SHORT TASK: Your task is to give the listing below back word for word, pictures excluded.

DATASET EXCERPT:
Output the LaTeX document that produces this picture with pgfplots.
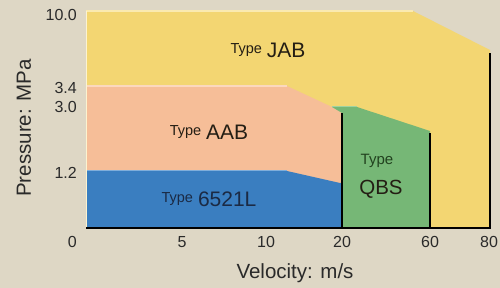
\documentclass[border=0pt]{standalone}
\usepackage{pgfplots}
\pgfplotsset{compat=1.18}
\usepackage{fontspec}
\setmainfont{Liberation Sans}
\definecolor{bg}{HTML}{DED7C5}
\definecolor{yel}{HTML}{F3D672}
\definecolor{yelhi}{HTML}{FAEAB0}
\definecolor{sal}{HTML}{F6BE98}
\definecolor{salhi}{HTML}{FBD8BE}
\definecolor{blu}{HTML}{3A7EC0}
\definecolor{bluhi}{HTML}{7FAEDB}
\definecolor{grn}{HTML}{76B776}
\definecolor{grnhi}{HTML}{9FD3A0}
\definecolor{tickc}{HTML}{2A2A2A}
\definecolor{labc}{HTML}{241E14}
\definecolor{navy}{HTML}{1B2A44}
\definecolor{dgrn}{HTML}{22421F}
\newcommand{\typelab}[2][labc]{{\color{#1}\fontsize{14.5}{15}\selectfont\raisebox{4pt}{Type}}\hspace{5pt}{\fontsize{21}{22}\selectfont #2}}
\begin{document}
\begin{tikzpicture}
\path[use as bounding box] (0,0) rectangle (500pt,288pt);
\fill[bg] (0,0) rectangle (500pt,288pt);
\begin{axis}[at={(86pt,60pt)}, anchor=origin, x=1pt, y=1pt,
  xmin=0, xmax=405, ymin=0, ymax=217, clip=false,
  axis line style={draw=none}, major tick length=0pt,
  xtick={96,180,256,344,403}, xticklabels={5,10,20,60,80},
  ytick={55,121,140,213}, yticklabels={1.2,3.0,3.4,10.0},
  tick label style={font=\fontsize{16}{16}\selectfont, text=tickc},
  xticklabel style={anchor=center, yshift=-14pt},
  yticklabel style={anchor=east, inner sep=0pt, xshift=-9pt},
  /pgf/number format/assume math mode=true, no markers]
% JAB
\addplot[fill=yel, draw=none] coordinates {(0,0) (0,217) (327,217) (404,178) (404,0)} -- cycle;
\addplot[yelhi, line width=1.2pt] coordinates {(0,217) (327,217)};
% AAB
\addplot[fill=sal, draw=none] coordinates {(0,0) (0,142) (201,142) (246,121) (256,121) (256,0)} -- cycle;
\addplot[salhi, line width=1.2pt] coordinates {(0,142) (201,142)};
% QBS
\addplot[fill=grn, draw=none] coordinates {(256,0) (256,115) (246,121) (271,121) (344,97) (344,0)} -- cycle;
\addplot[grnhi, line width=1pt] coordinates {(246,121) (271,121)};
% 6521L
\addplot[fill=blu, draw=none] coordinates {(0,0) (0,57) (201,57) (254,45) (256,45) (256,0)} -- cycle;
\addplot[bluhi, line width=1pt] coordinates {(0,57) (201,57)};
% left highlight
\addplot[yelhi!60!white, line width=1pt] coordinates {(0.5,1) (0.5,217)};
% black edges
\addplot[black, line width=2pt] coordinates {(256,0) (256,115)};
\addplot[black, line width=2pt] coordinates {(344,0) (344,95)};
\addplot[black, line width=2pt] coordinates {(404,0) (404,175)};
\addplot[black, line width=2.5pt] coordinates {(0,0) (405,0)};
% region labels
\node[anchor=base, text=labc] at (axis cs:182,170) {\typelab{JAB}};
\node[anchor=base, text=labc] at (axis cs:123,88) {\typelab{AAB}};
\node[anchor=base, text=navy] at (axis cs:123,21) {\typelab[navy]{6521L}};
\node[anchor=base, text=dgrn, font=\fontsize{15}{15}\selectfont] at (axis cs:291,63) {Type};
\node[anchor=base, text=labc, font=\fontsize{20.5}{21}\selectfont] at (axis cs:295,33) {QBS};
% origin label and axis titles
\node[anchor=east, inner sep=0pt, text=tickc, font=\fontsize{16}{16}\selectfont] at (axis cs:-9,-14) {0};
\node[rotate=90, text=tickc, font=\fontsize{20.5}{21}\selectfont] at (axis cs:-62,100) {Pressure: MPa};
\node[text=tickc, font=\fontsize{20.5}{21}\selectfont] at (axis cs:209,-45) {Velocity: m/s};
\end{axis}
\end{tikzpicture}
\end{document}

RESULT:
Output the LaTeX document that produces this picture with pgfplots.
\documentclass[border=0pt]{standalone}
\usepackage{pgfplots}
\pgfplotsset{compat=1.18}
\usepackage{fontspec}
\setmainfont{Liberation Sans}
\definecolor{bg}{HTML}{DED7C5}
\definecolor{yel}{HTML}{F3D672}
\definecolor{yelhi}{HTML}{FAEAB0}
\definecolor{sal}{HTML}{F6BE98}
\definecolor{salhi}{HTML}{FBD8BE}
\definecolor{blu}{HTML}{3A7EC0}
\definecolor{bluhi}{HTML}{7FAEDB}
\definecolor{grn}{HTML}{76B776}
\definecolor{grnhi}{HTML}{9FD3A0}
\definecolor{tickc}{HTML}{2A2A2A}
\definecolor{labc}{HTML}{241E14}
\definecolor{navy}{HTML}{1B2A44}
\definecolor{dgrn}{HTML}{22421F}
\newcommand{\typelab}[2][labc]{{\color{#1}\fontsize{14.5}{15}\selectfont\raisebox{4pt}{Type}}\hspace{5pt}{\fontsize{21}{22}\selectfont #2}}
\begin{document}
\begin{tikzpicture}
\path[use as bounding box] (0,0) rectangle (500pt,288pt);
\fill[bg] (0,0) rectangle (500pt,288pt);
\begin{axis}[at={(86pt,60pt)}, anchor=origin, x=1pt, y=1pt,
  xmin=0, xmax=405, ymin=0, ymax=217, clip=false,
  axis line style={draw=none}, major tick length=0pt,
  xtick={96,180,256,344,403}, xticklabels={5,10,20,60,80},
  ytick={55,121,140,213}, yticklabels={1.2,3.0,3.4,10.0},
  tick label style={font=\fontsize{16}{16}\selectfont, text=tickc},
  xticklabel style={anchor=center, yshift=-14pt},
  yticklabel style={anchor=east, inner sep=0pt, xshift=-9pt},
  /pgf/number format/assume math mode=true, no markers]
% JAB
\addplot[fill=yel, draw=none] coordinates {(0,0) (0,217) (327,217) (404,178) (404,0)} -- cycle;
\addplot[yelhi, line width=1.2pt] coordinates {(0,217) (327,217)};
% AAB
\addplot[fill=sal, draw=none] coordinates {(0,0) (0,142) (201,142) (246,121) (256,121) (256,0)} -- cycle;
\addplot[salhi, line width=1.2pt] coordinates {(0,142) (201,142)};
% QBS
\addplot[fill=grn, draw=none] coordinates {(256,0) (256,115) (246,121) (271,121) (344,97) (344,0)} -- cycle;
\addplot[grnhi, line width=1pt] coordinates {(246,121) (271,121)};
% 6521L
\addplot[fill=blu, draw=none] coordinates {(0,0) (0,57) (201,57) (254,45) (256,45) (256,0)} -- cycle;
\addplot[bluhi, line width=1pt] coordinates {(0,57) (201,57)};
% left highlight
\addplot[yelhi!60!white, line width=1pt] coordinates {(0.5,1) (0.5,217)};
% black edges
\addplot[black, line width=2pt] coordinates {(256,0) (256,115)};
\addplot[black, line width=2pt] coordinates {(344,0) (344,95)};
\addplot[black, line width=2pt] coordinates {(404,0) (404,175)};
\addplot[black, line width=2.5pt] coordinates {(0,0) (405,0)};
% region labels
\node[anchor=base, text=labc] at (axis cs:182,170) {\typelab{JAB}};
\node[anchor=base, text=labc] at (axis cs:123,88) {\typelab{AAB}};
\node[anchor=base, text=navy] at (axis cs:123,21) {\typelab[navy]{6521L}};
\node[anchor=base, text=dgrn, font=\fontsize{15}{15}\selectfont] at (axis cs:291,63) {Type};
\node[anchor=base, text=labc, font=\fontsize{20.5}{21}\selectfont] at (axis cs:295,33) {QBS};
% origin label and axis titles
\node[anchor=east, inner sep=0pt, text=tickc, font=\fontsize{16}{16}\selectfont] at (axis cs:-9,-14) {0};
\node[rotate=90, text=tickc, font=\fontsize{20.5}{21}\selectfont] at (axis cs:-62,100) {Pressure: MPa};
\node[text=tickc, font=\fontsize{20.5}{21}\selectfont] at (axis cs:209,-45) {Velocity: m/s};
\end{axis}
\end{tikzpicture}
\end{document}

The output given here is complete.